SOURCE EXCERPT —

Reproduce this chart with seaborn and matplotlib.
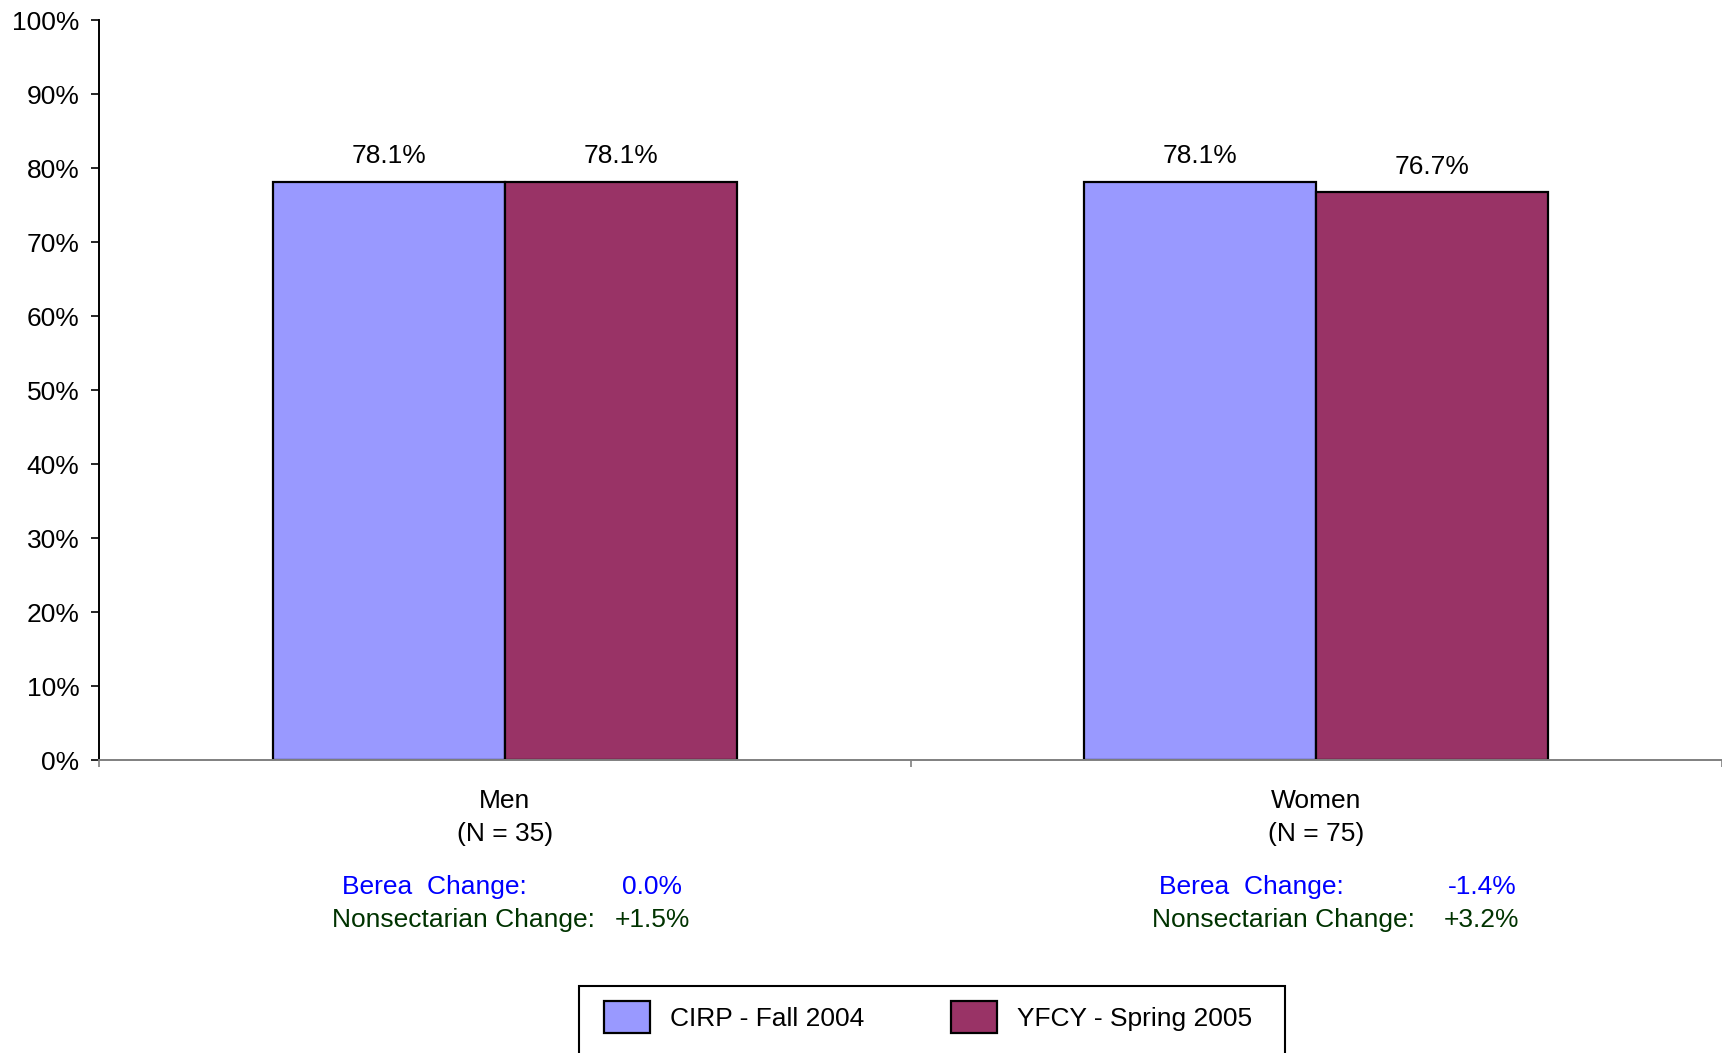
import matplotlib
matplotlib.use("Agg")
import matplotlib.pyplot as plt
import matplotlib.transforms as mtransforms
from matplotlib.patches import Rectangle
from matplotlib.ticker import FixedLocator, FuncFormatter
import pandas as pd
import seaborn as sns

# data
groups = ["Men\n(N = 35)", "Women\n(N = 75)"]
series = ["CIRP - Fall 2004", "YFCY - Spring 2005"]
cirp_values = [78.1, 78.1]
yfcy_values = [78.1, 76.7]
berea_change = ["0.0%", "-1.4%"]
nonsect_change = ["+1.5%", "+3.2%"]
colors = ["#9999FF", "#993366"]

# horizontal offsets of the change notes from each group centre (category units)
label_offsets = [(-0.201, -0.213), (-0.194, -0.202)]
value_offsets = [0.182, 0.204]

df = pd.DataFrame({
    "group": groups * 2,
    "series": [series[0]] * len(groups) + [series[1]] * len(groups),
    "value": cirp_values + yfcy_values,
})

sns.set_style("white")
plt.rcParams["font.family"] = ["Liberation Sans", "DejaVu Sans"]
plt.rcParams["font.size"] = 19
plt.rcParams["text.color"] = "black"
plt.rcParams["xtick.labelcolor"] = "black"
plt.rcParams["ytick.labelcolor"] = "black"

fig = plt.figure(figsize=(17.22, 10.53), dpi=100)
ax = fig.add_axes([99 / 1722, 1 - 760 / 1053, 1 - 99 / 1722, 740 / 1053])

sns.barplot(
    data=df,
    x="group",
    y="value",
    hue="series",
    hue_order=series,
    palette=colors,
    width=0.572,
    edgecolor="black",
    linewidth=1.6,
    saturation=1,
    ax=ax,
)

for container in ax.containers:
    ax.bar_label(container, fmt="%.1f%%", padding=10, fontsize=19, color="black")

handles, labels = ax.get_legend_handles_labels()
ax.get_legend().remove()

ax.set_ylim(0, 100)
ax.set_xlim(-0.5, len(groups) - 0.5)
ax.set_yticks(range(0, 101, 10))
ax.yaxis.set_major_formatter(FuncFormatter(lambda v, p: f"{v:.0f}%"))
ax.tick_params(axis="y", direction="out", length=6, width=1.2, pad=8,
               labelsize=19, left=True, color="black")
ax.tick_params(axis="x", which="major", length=0, pad=21, labelsize=19)
for lbl in ax.get_xticklabels():
    lbl.set_linespacing(1.45)
ax.xaxis.set_minor_locator(FixedLocator([i - 0.5 for i in range(len(groups) + 1)]))
ax.tick_params(axis="x", which="minor", direction="out", length=5,
               width=1.2, color="#808080", bottom=True)
ax.set_xlabel("")
ax.set_ylabel("")

for side in ["top", "right"]:
    ax.spines[side].set_visible(False)
ax.spines["left"].set_color("black")
ax.spines["left"].set_linewidth(1.4)
ax.spines["bottom"].set_color("#808080")
ax.spines["bottom"].set_linewidth(1.4)

# change annotations below each group
trans = mtransforms.blended_transform_factory(ax.transData, ax.transAxes)
for i in range(len(groups)):
    ax.text(i + label_offsets[i][0], -0.172, "Berea  Change:", color="#0000FF",
            ha="left", va="center", fontsize=19, transform=trans)
    ax.text(i + value_offsets[i], -0.172, berea_change[i], color="#0000FF",
            ha="center", va="center", fontsize=19, transform=trans)
    ax.text(i + label_offsets[i][1], -0.216, "Nonsectarian Change:", color="#003300",
            ha="left", va="center", fontsize=19, transform=trans)
    ax.text(i + value_offsets[i], -0.216, nonsect_change[i], color="#003300",
            ha="center", va="center", fontsize=19, transform=trans)

fig.legend(
    handles,
    labels,
    loc="center",
    bbox_to_anchor=(928 / 1722, 1 - 1017 / 1053),
    ncol=2,
    frameon=False,
    fontsize=19,
    handlelength=1.75,
    handleheight=1.45,
    handletextpad=0.75,
    columnspacing=3.3,
)
fig.add_artist(Rectangle((579 / 1722, -0.05), 706 / 1722, (1053 - 986) / 1053 + 0.05,
                         transform=fig.transFigure, fill=False,
                         edgecolor="black", linewidth=1.5, clip_on=False))

fig.savefig("out.png", dpi=100, facecolor="white")
plt.close(fig)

DIRECTIONS — Set down again, exactly, the lines of the material above from its first line to the one with "import seaborn as sns", inclusive. Leave the pictures out.

FULL ANSWER —
Reproduce this chart with seaborn and matplotlib.
import matplotlib
matplotlib.use("Agg")
import matplotlib.pyplot as plt
import matplotlib.transforms as mtransforms
from matplotlib.patches import Rectangle
from matplotlib.ticker import FixedLocator, FuncFormatter
import pandas as pd
import seaborn as sns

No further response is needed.